The Maryland Court of Appeals ruled yesterday that parents cannot sue a public school system for "educational malpractice" even if their child is wrongly placed in special education classes and is illiterate as a result.

The court, in a 4-to-3 decision, did not dispute the claims of Michael and Bridget Dale, a Montgomery County couple who said their son Paul was incorrectly diagnosed and may have had a correctable visual problem. Instead, the court focused on the broader question of whether a public school system can be sued for the quality of education a student receives or for the way it administers its programs.

The court, citing an earlier decision, said that to decide in favor of the parents "would in effect position the courts of this state as overseers of both the day-to-day operation of our educational process as well as the formulation of its governing policies." Parents who have complaints, the ruling continued, can address those within the educational grievance process.

The Court of Appeals, Maryland's highest court, had heard the case earlier this year, but was unable to reach a decision. The six-member panel recalled retired Judge J. Dudley Digges, who had written the opinion in the state's first "educational malpractice" case earlier this year, to join them in rehearing the case.

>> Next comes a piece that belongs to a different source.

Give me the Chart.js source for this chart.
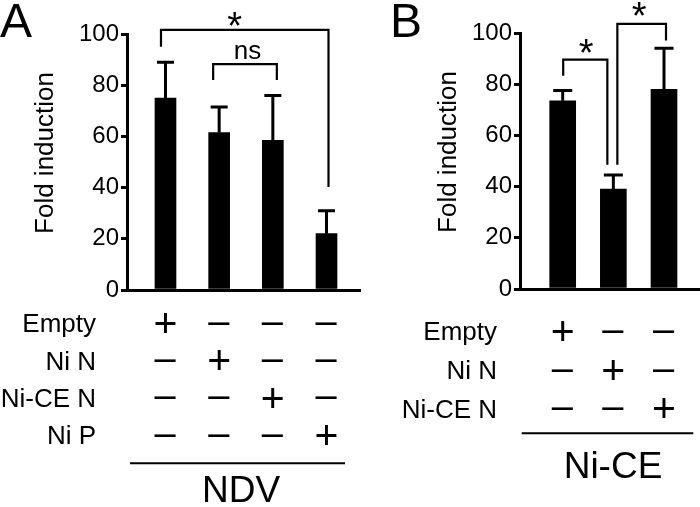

Bridget Dale said yesterday she "could just cry" about the ruling. "It's terrible to watch your own kid go right down the tube," she said. "There just doesn't seem to be any light at the end of the tunnel."

School testing officials diagnosed Paul Dale as retarded in 1967, according to court documents filed by the family's attorneys, but as early as 1968 a private physician had informed the school board that Paul Dale suffered from dyslexia -- a learning disability that causes a person often to read words or letters in reverse.

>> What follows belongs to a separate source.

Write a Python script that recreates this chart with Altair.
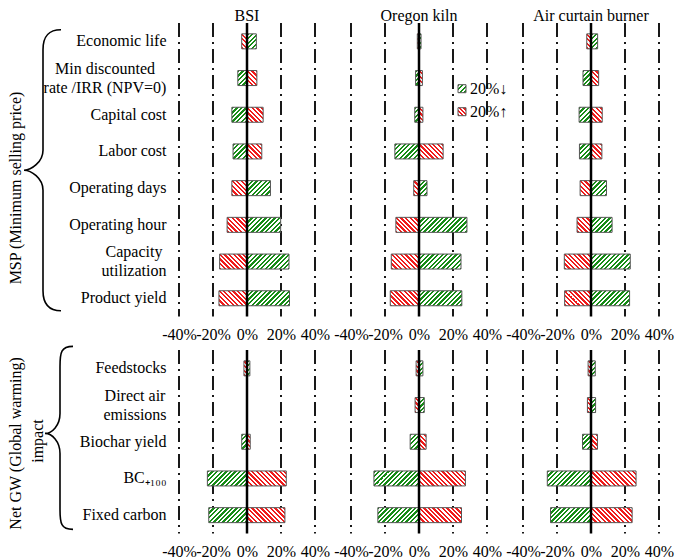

It wasn't until 1975 that school officials reevaluated the boy, according to court documents, at which time they again recommended that he be put into special education classes. Paul Dale graduated from Montgomery Blair High School in the late 1970s.

School officials argued that they based their placement of the boy on the results of an I.Q. test in 1967 that showed he had a score of 75, well below average.

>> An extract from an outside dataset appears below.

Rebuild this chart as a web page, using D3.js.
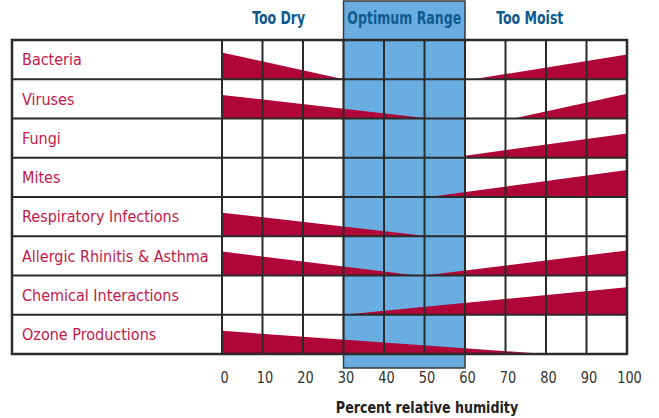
<!DOCTYPE html>
<html>
<head>
<meta charset="utf-8">
<script src="https://cdnjs.cloudflare.com/ajax/libs/d3/7.8.5/d3.min.js"></script>
<style>
  body { margin: 0; background: #fff; }
  text { font-family: "Liberation Sans Narrow", "DejaVu Sans Condensed", "Roboto Condensed", sans-serif; }
</style>
</head>
<body>
<div id="svgContainer"></div>
<script>
var width = 659;
var height = 418;

// rows of the table
var categories = ["Bacteria", "Viruses", "Fungi", "Mites", "Respiratory Infections",
  "Allergic Rhinitis & Asthma", "Chemical Interactions", "Ozone Productions"];

// each row: list of wedges, each wedge = [[humidity, level], [humidity, level]]
// level 0..1 = share of the row height
var riskBands = [
  [[[0, 0.68], [30, 0]], [[62, 0], [100, 0.63]]],
  [[[0, 0.6], [51, 0]], [[72, 0], [100, 0.63]]],
  [[[60, 0.05], [100, 0.62]]],
  [[[51, 0], [100, 0.69]]],
  [[[0, 0.6], [51, 0]]],
  [[[0, 0.61], [48, 0]], [[50, 0], [100, 0.64]]],
  [[[30, 0], [100, 0.7]]],
  [[[0, 0.59], [80, 0]]]
];

var humidityTicks = [0, 10, 20, 30, 40, 50, 60, 70, 80, 90, 100];
var optimumRange = [30, 60];
var zoneLabels = [
  { text: "Too Dry", at: 14 },
  { text: "Optimum Range", at: 45 },
  { text: "Too Moist", at: 76 }
];

var tableLeft = 12, gridLeft = 222, gridRight = 627, tableTop = 40, tableBottom = 354;

var svg = d3.select("#svgContainer").append("svg")
  .attr("width", width)
  .attr("height", height);

var x = d3.scaleLinear().domain([0, 100]).range([gridLeft, gridRight]);
var row = d3.scaleBand().domain(categories).range([tableTop, tableBottom]);
var level = d3.scaleLinear().domain([0, 1]).range([0, row.bandwidth()]);

var lineColor = "#2b2b2b";
var wedgeColor = "#b00538";
var headColor = "#0e5a8f";

// optimum band
svg.append("rect")
  .attr("x", x(optimumRange[0]))
  .attr("y", 1)
  .attr("width", x(optimumRange[1]) - x(optimumRange[0]))
  .attr("height", 367)
  .attr("fill", "#6aade0")
  .attr("stroke", "#3a3a3a")
  .attr("stroke-width", 1.5);

// wedges
categories.forEach(function(cat, i) {
  var bottom = row(cat) + row.bandwidth();
  riskBands[i].forEach(function(w) {
    var pts = [
      [x(w[0][0]), bottom],
      [x(w[0][0]), bottom - level(w[0][1])],
      [x(w[1][0]), bottom - level(w[1][1])],
      [x(w[1][0]), bottom]
    ];
    svg.append("polygon")
      .attr("points", pts.map(function(p) { return p.join(","); }).join(" "))
      .attr("fill", wedgeColor);
  });
});

// grid
var grid = svg.append("g").attr("stroke", lineColor).attr("stroke-width", 2);
humidityTicks.forEach(function(t) {
  grid.append("line")
    .attr("x1", x(t)).attr("x2", x(t))
    .attr("y1", tableTop).attr("y2", tableBottom);
});
categories.forEach(function(cat) {
  grid.append("line")
    .attr("x1", tableLeft).attr("x2", gridRight)
    .attr("y1", row(cat)).attr("y2", row(cat));
});
grid.append("rect")
  .attr("x", tableLeft).attr("y", tableTop)
  .attr("width", gridRight - tableLeft).attr("height", tableBottom - tableTop)
  .attr("fill", "none")
  .attr("stroke-width", 2.5);

// row labels
svg.selectAll(".rowLabel")
  .data(categories)
  .enter().append("text")
  .attr("x", 22)
  .attr("y", function(d) { return row(d) + row.bandwidth() / 2; })
  .attr("dy", "0.36em")
  .attr("fill", "#c3184a")
  .attr("font-size", 16)
  .text(function(d) { return d; });

// zone headings (squeezed to look like a condensed face)
svg.selectAll(".zone")
  .data(zoneLabels)
  .enter().append("text")
  .attr("transform", function(d) { return "translate(" + x(d.at) + ",24) scale(0.82,1)"; })
  .attr("text-anchor", "middle")
  .attr("fill", headColor)
  .attr("font-weight", "bold")
  .attr("font-size", 17)
  .text(function(d) { return d.text; });

// x axis
var axis = d3.axisBottom(x).tickValues(humidityTicks).tickSize(0).tickPadding(0);
var axisG = svg.append("g").attr("transform", "translate(0,372)").call(axis);
axisG.select(".domain").remove();
axisG.selectAll("text")
  .attr("font-size", 16)
  .attr("fill", "#333")
  .attr("font-family", null)
  .attr("dy", "0.71em")
  .attr("transform", "translate(2,0) scale(0.9,1)");

svg.append("text")
  .attr("transform", "translate(427,413) scale(0.88,1)")
  .attr("text-anchor", "middle")
  .attr("font-weight", "bold")
  .attr("font-size", 16)
  .attr("fill", "#222")
  .text("Percent relative humidity");
</script>
</body>
</html>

Paul Dale's attorneys -- Darrel Longest and John Domingues--argued in earlier trials that their client, now 23, is virtually illiterate as a result of his public school education and has only a third-grade level of arithmetic comprehension. The school system and the individuals who evaluated Paul Dale should be held to the same professional standards that any nonschool medical evaluator would be, they said.

Typically, throughout the country, courts have sided with the public schools in similar "educational malpractice" cases. Lawyer Domingues said the case would not be appealed any further because the U.S. Supreme Court usually will not hear cases involving educational matters that are not a question of violating federal civil rights laws.

Ken Muir, a spokesman for the school system, would not comment on the specific case but said the testing for and administration of special education courses have changed radically from the mid-1970s.

Now, Muir said, special education students are informally reviewed every year and are formally reevaluated every three years.